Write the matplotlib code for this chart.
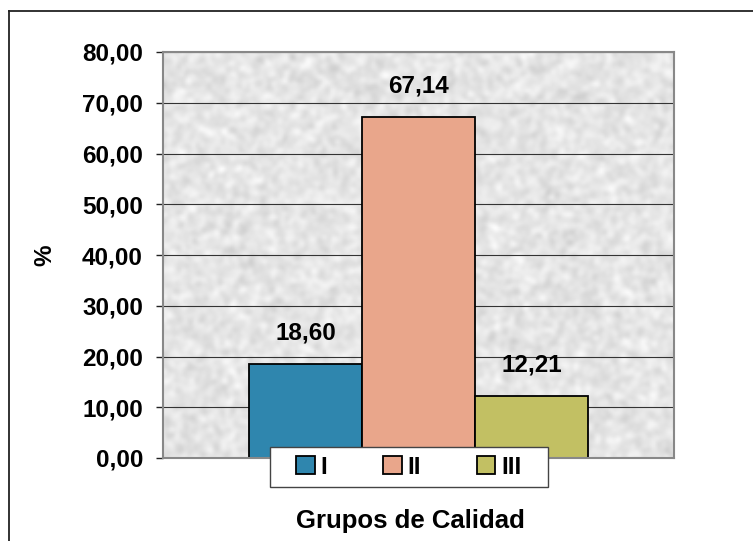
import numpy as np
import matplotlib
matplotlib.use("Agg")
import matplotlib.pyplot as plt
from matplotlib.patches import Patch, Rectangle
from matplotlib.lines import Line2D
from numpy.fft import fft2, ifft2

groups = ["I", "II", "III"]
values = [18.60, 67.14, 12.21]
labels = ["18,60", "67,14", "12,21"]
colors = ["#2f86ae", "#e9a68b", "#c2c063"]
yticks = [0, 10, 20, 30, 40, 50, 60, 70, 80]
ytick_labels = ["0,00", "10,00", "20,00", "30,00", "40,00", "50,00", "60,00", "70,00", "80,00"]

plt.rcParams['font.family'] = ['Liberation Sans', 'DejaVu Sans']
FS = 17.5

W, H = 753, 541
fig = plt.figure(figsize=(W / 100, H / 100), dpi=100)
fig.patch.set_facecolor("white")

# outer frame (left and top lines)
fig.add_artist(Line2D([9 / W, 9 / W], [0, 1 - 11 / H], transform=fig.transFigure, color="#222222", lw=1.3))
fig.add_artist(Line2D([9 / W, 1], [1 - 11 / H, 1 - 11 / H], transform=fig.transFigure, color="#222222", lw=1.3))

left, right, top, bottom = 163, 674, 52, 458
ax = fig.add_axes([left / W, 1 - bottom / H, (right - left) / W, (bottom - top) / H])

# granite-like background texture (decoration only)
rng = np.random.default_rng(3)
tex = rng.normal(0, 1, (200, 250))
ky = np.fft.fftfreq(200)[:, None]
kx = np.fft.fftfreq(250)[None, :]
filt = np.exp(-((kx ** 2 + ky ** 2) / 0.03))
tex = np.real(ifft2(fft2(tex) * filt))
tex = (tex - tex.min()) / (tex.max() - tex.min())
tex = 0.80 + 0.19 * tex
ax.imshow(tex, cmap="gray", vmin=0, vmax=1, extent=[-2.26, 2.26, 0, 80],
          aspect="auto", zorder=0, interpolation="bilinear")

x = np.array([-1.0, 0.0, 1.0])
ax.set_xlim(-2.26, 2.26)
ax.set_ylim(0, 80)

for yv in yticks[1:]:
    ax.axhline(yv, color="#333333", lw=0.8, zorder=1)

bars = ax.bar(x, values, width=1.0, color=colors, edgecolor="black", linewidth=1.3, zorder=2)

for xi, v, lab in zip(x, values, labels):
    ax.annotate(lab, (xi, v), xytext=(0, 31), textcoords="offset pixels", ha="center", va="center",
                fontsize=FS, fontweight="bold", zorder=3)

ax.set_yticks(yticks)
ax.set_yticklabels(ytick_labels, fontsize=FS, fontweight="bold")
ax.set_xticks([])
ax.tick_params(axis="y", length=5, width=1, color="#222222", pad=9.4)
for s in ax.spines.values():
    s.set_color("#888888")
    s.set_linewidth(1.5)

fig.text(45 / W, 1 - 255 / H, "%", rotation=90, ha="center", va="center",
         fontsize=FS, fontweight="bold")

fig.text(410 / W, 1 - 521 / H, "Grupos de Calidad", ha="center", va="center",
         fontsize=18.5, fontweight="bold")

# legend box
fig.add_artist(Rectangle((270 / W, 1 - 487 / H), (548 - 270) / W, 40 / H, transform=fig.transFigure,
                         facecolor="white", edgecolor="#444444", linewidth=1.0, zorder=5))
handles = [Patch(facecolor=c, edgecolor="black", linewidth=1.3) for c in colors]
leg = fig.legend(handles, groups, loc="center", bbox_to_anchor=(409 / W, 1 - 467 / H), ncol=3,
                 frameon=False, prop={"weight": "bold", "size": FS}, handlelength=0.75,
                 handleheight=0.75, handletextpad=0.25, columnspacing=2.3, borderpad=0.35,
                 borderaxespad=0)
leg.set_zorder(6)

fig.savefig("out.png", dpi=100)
########
- _STATED GOAL_: Please write out all of the material above without changing a word, and omit any pictures.

- _COMPLETED TASK_:
Write the matplotlib code for this chart.
import numpy as np
import matplotlib
matplotlib.use("Agg")
import matplotlib.pyplot as plt
from matplotlib.patches import Patch, Rectangle
from matplotlib.lines import Line2D
from numpy.fft import fft2, ifft2

groups = ["I", "II", "III"]
values = [18.60, 67.14, 12.21]
labels = ["18,60", "67,14", "12,21"]
colors = ["#2f86ae", "#e9a68b", "#c2c063"]
yticks = [0, 10, 20, 30, 40, 50, 60, 70, 80]
ytick_labels = ["0,00", "10,00", "20,00", "30,00", "40,00", "50,00", "60,00", "70,00", "80,00"]

plt.rcParams['font.family'] = ['Liberation Sans', 'DejaVu Sans']
FS = 17.5

W, H = 753, 541
fig = plt.figure(figsize=(W / 100, H / 100), dpi=100)
fig.patch.set_facecolor("white")

# outer frame (left and top lines)
fig.add_artist(Line2D([9 / W, 9 / W], [0, 1 - 11 / H], transform=fig.transFigure, color="#222222", lw=1.3))
fig.add_artist(Line2D([9 / W, 1], [1 - 11 / H, 1 - 11 / H], transform=fig.transFigure, color="#222222", lw=1.3))

left, right, top, bottom = 163, 674, 52, 458
ax = fig.add_axes([left / W, 1 - bottom / H, (right - left) / W, (bottom - top) / H])

# granite-like background texture (decoration only)
rng = np.random.default_rng(3)
tex = rng.normal(0, 1, (200, 250))
ky = np.fft.fftfreq(200)[:, None]
kx = np.fft.fftfreq(250)[None, :]
filt = np.exp(-((kx ** 2 + ky ** 2) / 0.03))
tex = np.real(ifft2(fft2(tex) * filt))
tex = (tex - tex.min()) / (tex.max() - tex.min())
tex = 0.80 + 0.19 * tex
ax.imshow(tex, cmap="gray", vmin=0, vmax=1, extent=[-2.26, 2.26, 0, 80],
          aspect="auto", zorder=0, interpolation="bilinear")

x = np.array([-1.0, 0.0, 1.0])
ax.set_xlim(-2.26, 2.26)
ax.set_ylim(0, 80)

for yv in yticks[1:]:
    ax.axhline(yv, color="#333333", lw=0.8, zorder=1)

bars = ax.bar(x, values, width=1.0, color=colors, edgecolor="black", linewidth=1.3, zorder=2)

for xi, v, lab in zip(x, values, labels):
    ax.annotate(lab, (xi, v), xytext=(0, 31), textcoords="offset pixels", ha="center", va="center",
                fontsize=FS, fontweight="bold", zorder=3)

ax.set_yticks(yticks)
ax.set_yticklabels(ytick_labels, fontsize=FS, fontweight="bold")
ax.set_xticks([])
ax.tick_params(axis="y", length=5, width=1, color="#222222", pad=9.4)
for s in ax.spines.values():
    s.set_color("#888888")
    s.set_linewidth(1.5)

fig.text(45 / W, 1 - 255 / H, "%", rotation=90, ha="center", va="center",
         fontsize=FS, fontweight="bold")

fig.text(410 / W, 1 - 521 / H, "Grupos de Calidad", ha="center", va="center",
         fontsize=18.5, fontweight="bold")

# legend box
fig.add_artist(Rectangle((270 / W, 1 - 487 / H), (548 - 270) / W, 40 / H, transform=fig.transFigure,
                         facecolor="white", edgecolor="#444444", linewidth=1.0, zorder=5))
handles = [Patch(facecolor=c, edgecolor="black", linewidth=1.3) for c in colors]
leg = fig.legend(handles, groups, loc="center", bbox_to_anchor=(409 / W, 1 - 467 / H), ncol=3,
                 frameon=False, prop={"weight": "bold", "size": FS}, handlelength=0.75,
                 handleheight=0.75, handletextpad=0.25, columnspacing=2.3, borderpad=0.35,
                 borderaxespad=0)
leg.set_zorder(6)

fig.savefig("out.png", dpi=100)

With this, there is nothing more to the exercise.